The undercover agents, who work for the GAO's Office of Special Investigations, will brief the committee and play a videotape showing them inside the various facilities.
 
 
The buildings included FBI headquarters, CIA headquarters, the Department of Justice, the State Department and the Department of Energy. The two airports were Reagan National Airport and Orlando International Airport. The agents did not try to breach security at the White House or the Capitol, because some members of the team had recently done security work in both locations and would have been recognized.
 
 
The CIA said the undercover GAO agents were under armed escort the entire time they were in the CIA building and were not allowed near "any secured information." The Pentagon said its security officers were "incensed" at the way the test was conducted but that security procedures there have been under intensive review ever since highly publicized security breaches at the State Department.
 
 
The agents posed as police officers visiting Washington, according to sources, and flashed phony credentials from the New York Police Department or the U.S. Drug Enforcement Agency.
 
 
"In some cases, like the Department of Justice, they had free rein," said a staffer, who added that the men said they were friends of Attorney General Janet Reno and were taken into her office suite and given a tour. They were also allowed to bring their van into the DOJ parking lot without any security inspection.
 
 
In every case, the sources said, the men told security guards they were armed, but were never searched. None were actually carrying weapons. They carried briefcases, which a committee staffer said should have raised concerns about vulnerability to explosives or biological weapons.
 
 
At the State Department, site of several recent security lapses, the men were able to wander unescorted around the seventh floor, where Secretary of State Madeleine Albright has her office.
 
 
At the CIA, the agents told guards they wanted to buy souvenirs from the gift shop and were eventually let in. "At one point, they were left unescorted with their briefcases," said a committee staffer.
 
 
At the Pentagon, the men were allowed to move around unescorted and paid a visit to Defense Secretary William Cohen's office.
 
 
At the two airports, the agents never actually boarded planes, but made it as far as the jetway unchallenged before turning back.
 
 
The agents briefed lawmakers and representatives from the various agencies affected at a closed-door meeting Tuesday, the committee staff said.
 
 
"All were very interested in how the men got in.
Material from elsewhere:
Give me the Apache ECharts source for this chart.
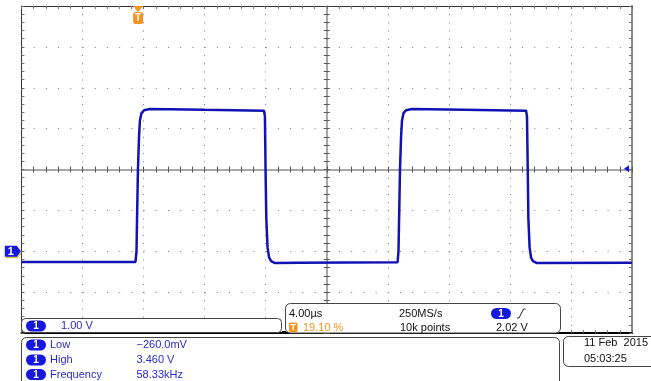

Some were very disturbed," said one staffer.
 
 
The FBI issued a press release Wednesday announcing "additional security measures for FBI headquarters and other FBI locations."
 
 
The FBI said that, based on the recommendations received Tuesday from the House subcommittee, it will now require non-FBI law enforcement officers entering headquarters to be required to surrender their weapons unless they have prior clearance. Also, it said "positive identification of visitor security protocols have been supplemented."
 
 
Committee staff said the phony credentials were made with off-the-shelf software and resembled actual NYPD and DEA badges "to the untrained eye." They said such technology is readily available and could be used by other governments, terrorists or criminals.
 
 
CIA spokesman Mark Mansfield told CNN that, while "two or three" of the undercover agents were able to talk their way onto CIA property, they did not pose a security risk.
 
 
After showing identification to the CIA security personnel, "Several of them did come onto our compound," Mansfield said. Only later did the CIA learn that the identification was false.
 
 
The agents were "escorted at all times by an armed security official," said Mansfield, and were allowed access only to "the museum and the gift shop on the first floor."
 
 
Mansfield said, "At no time were they near any classified material, senior officials or the offices of senior officials."
 
 
Defense Department security personnel were "incensed at the way this review or test was done" when they learned that they had been had, said an official who asked not to be identified.
 
 
"If you held [the fake I.D.s] beside the real ones," he said, "you can't tell the difference."